FDUS Launches $100M Note Offering to Redeem Existing Debt
Fidus Investment Corporation (FDUS) has launched an underwritten public offering of an additional $100 million aggregate principal amount of 6.750% notes due 2030. The offering is expected to close on October 3, 2025, subject to customary closing conditions.
The preliminary prospectus supplement dated October 1, 2025, the pricing term sheet dated October 1, 2025, and the accompanying prospectus dated May 8, 2024, have been filed with the Securities and Exchange Commission (SEC). The Company plans to use the net proceeds to redeem in full the outstanding 4.75% notes due 2026. The Notes will mature on March 19, 2030, and may be redeemed at the Company's option at any time prior to September 19, 2029 at par plus a 'make-whole' premium, and at par thereafter.
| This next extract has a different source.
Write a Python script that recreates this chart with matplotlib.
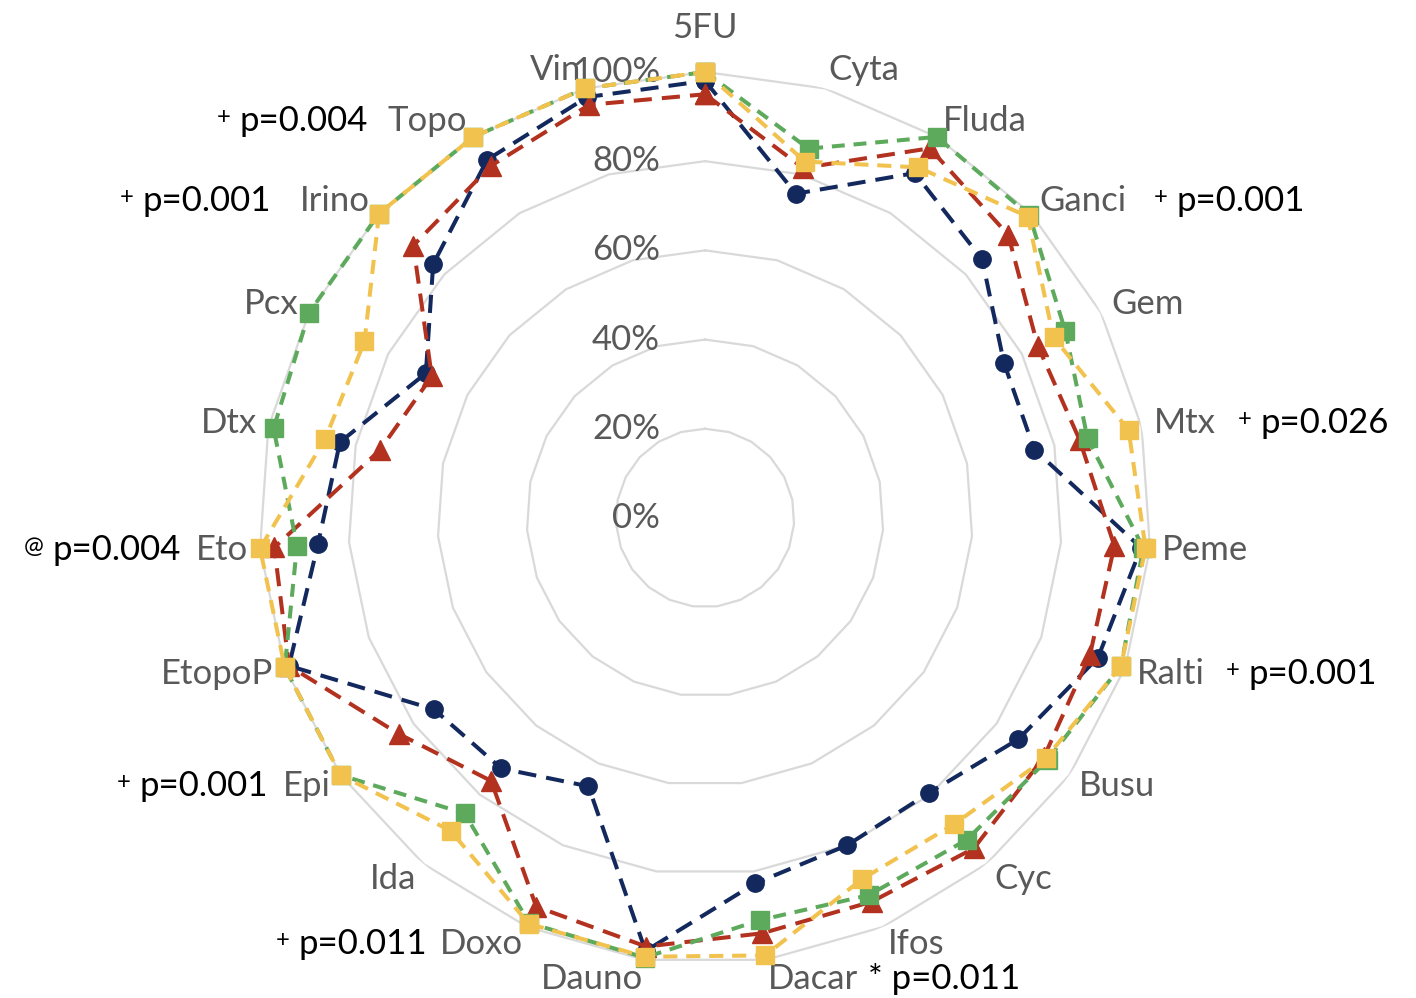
import numpy as np
import matplotlib.pyplot as plt

drugs = ["5FU", "Cyta", "Fluda", "Ganci", "Gem", "Mtx", "Peme", "Ralti",
         "Busu", "Cyc", "Ifos", "Dacar", "Dauno", "Doxo", "Ida", "Epi",
         "EtopoP", "Eto", "Dtx", "Pcx", "Irino", "Topo", "Vin"]

# values in %
navy_vals = [98, 75.5, 90.5, 85, 75.5, 75.4, 98, 93.5, 86, 79.5, 80, 82.7,
             98, 65.6, 72.4, 74.4, 99, 87, 83.6, 70.5, 83.4, 94, 98]
red_vals = [95, 81.5, 97, 93, 84, 85.8, 92, 91.6, 93, 95.5, 93.8, 94,
            97, 95, 76, 84, 99, 96.8, 74.5, 69, 89.5, 92.4, 96.2]
green_vals = [100, 86, 100, 99.5, 91, 87.6, 98.5, 99, 94, 93, 92.2, 91,
              99.5, 99, 85.4, 100, 100, 91.7, 98.8, 100, 100, 100, 100]
yellow_vals = [100, 83, 92, 99, 88, 97, 99, 99, 93.5, 88.5, 88.3, 99,
               99.3, 99.2, 90.4, 100, 100, 100, 87, 86, 100, 100, 100]

ring_levels = [0, 20, 40, 60, 80, 100]
ring_labels = ["0%", "20%", "40%", "60%", "80%", "100%"]

# p-value notes: drug, superscript mark, text, side, gap (px)
notes = [
    ("Ganci", "+", "p=0.001", "right", 50),
    ("Mtx", "+", "p=0.026", "right", 45),
    ("Ralti", "+", "p=0.001", "right", 44),
    ("Dacar", "", "* p=0.011", "right", 10),
    ("Doxo", "+", "p=0.011", "left", 12),
    ("Epi", "+", "p=0.001", "left", 15),
    ("Eto", "@", "p=0.004", "left", 15),
    ("Irino", "+", "p=0.001", "left", 29),
    ("Topo", "+", "p=0.004", "left", 20),
]

plt.rcParams["font.family"] = ["Lato", "DejaVu Sans"]

fig = plt.figure(figsize=(14.16, 9.98), dpi=100)
ax = fig.add_axes([0.1829, 0.0341, 0.63, 0.8938], projection="polar")
ax.set_theta_zero_location("N")
ax.set_theta_direction(-1)
ax.set_ylim(0, 100)
ax.grid(False)
ax.set_xticks([])
ax.set_yticks([])
ax.spines["polar"].set_visible(False)

n = len(drugs)
theta = np.arange(n) * 2 * np.pi / n
theta_closed = np.append(theta, theta[0])

for lvl in ring_levels[1:]:
    ax.plot(theta_closed, [lvl] * (n + 1), color="#D9D9D9", lw=1.6, zorder=1)

series = [
    (navy_vals, "#13295E", "o", 12.5, (4.5, 2.5)),
    (red_vals, "#B3321F", "^", 14.5, (4.5, 2.5)),
    (green_vals, "#5EAA5C", "s", 13.5, (3.2, 2.2)),
    (yellow_vals, "#F2C24F", "s", 13.5, (3.5, 2.2)),
]
for i, (vals, col, mk, ms, dash) in enumerate(series):
    v = np.append(vals, vals[0])
    ax.plot(theta_closed, v, color=col, lw=2.9, dashes=dash,
            marker=mk, markersize=ms, markerfacecolor=col,
            markeredgecolor=col, zorder=3 + i, clip_on=False)

for lvl, lab in zip(ring_levels, ring_labels):
    ax.annotate(lab, xy=(0, lvl), xytext=(-45, 0), textcoords="offset pixels",
                ha="right", va="center", fontsize=25, color="#595959",
                zorder=2)

labels = []
for t, name in zip(theta, drugs):
    lab = ax.annotate(name, xy=(t, 100), xytext=(0, 0),
                      textcoords="offset pixels", ha="center", va="center",
                      fontsize=25, color="#595959", annotation_clip=False)
    labels.append(lab)

fig.canvas.draw()
renderer = fig.canvas.get_renderer()
for t, lab in zip(theta, labels):
    w = lab.get_window_extent(renderer).width
    h = 30
    s, c = np.sin(t), np.cos(t)
    if s > 0.1:
        hx = w / 2
    elif s < -0.1:
        hx = -w / 2
    else:
        hx = s * w / 2
    dx = 12 * s + hx
    dy = 4 * c + c * h / 2
    if abs(s) < 0.05 and c > 0:
        dy += 25
    lab.xyann = (dx, dy)

label_of = dict(zip(drugs, labels))
for drug, mark, txt, side, gap in notes:
    lab = label_of[drug]
    if side == "right":
        note = ax.annotate(txt, xy=(1, 0.5), xycoords=lab, xytext=(gap, 0),
                           textcoords="offset pixels", ha="left", va="center",
                           fontsize=25, color="black")
    else:
        note = ax.annotate(txt, xy=(0, 0.5), xycoords=lab, xytext=(-gap, 0),
                           textcoords="offset pixels", ha="right", va="center",
                           fontsize=25, color="black")
    if mark:
        ax.annotate(mark, xy=(0, 1), xycoords=note, xytext=(-9, -2),
                    textcoords="offset pixels", ha="right", va="top",
                    fontsize=17, color="black")

fig.savefig("out.png", dpi=100, facecolor="white")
Upon issuance, the outstanding aggregate principal amount of the Company's 6.750% notes due 2030 will be $200 million. The Notes will have the same terms as the $100 million in aggregate principal amount of the 6.750% notes due 2030 that the Company initially issued on March 19, 2025. B. Riley Securities, Inc. and Clear Street LLC are acting as co-managers, while Keefe, Bruyette & Woods, A Stifel Company and Oppenheimer & Co. Inc. are acting as lead managers for this offering. Raymond James & Associates, Inc. and ING Financial Markets LLC are acting as book-runners.
Fidus Investment Corporation's latest offering aims to raise an additional $100 million, with proceeds intended for redeeming existing notes. The offering, subject to customary closing conditions, is expected to finalize on October 3, 2025.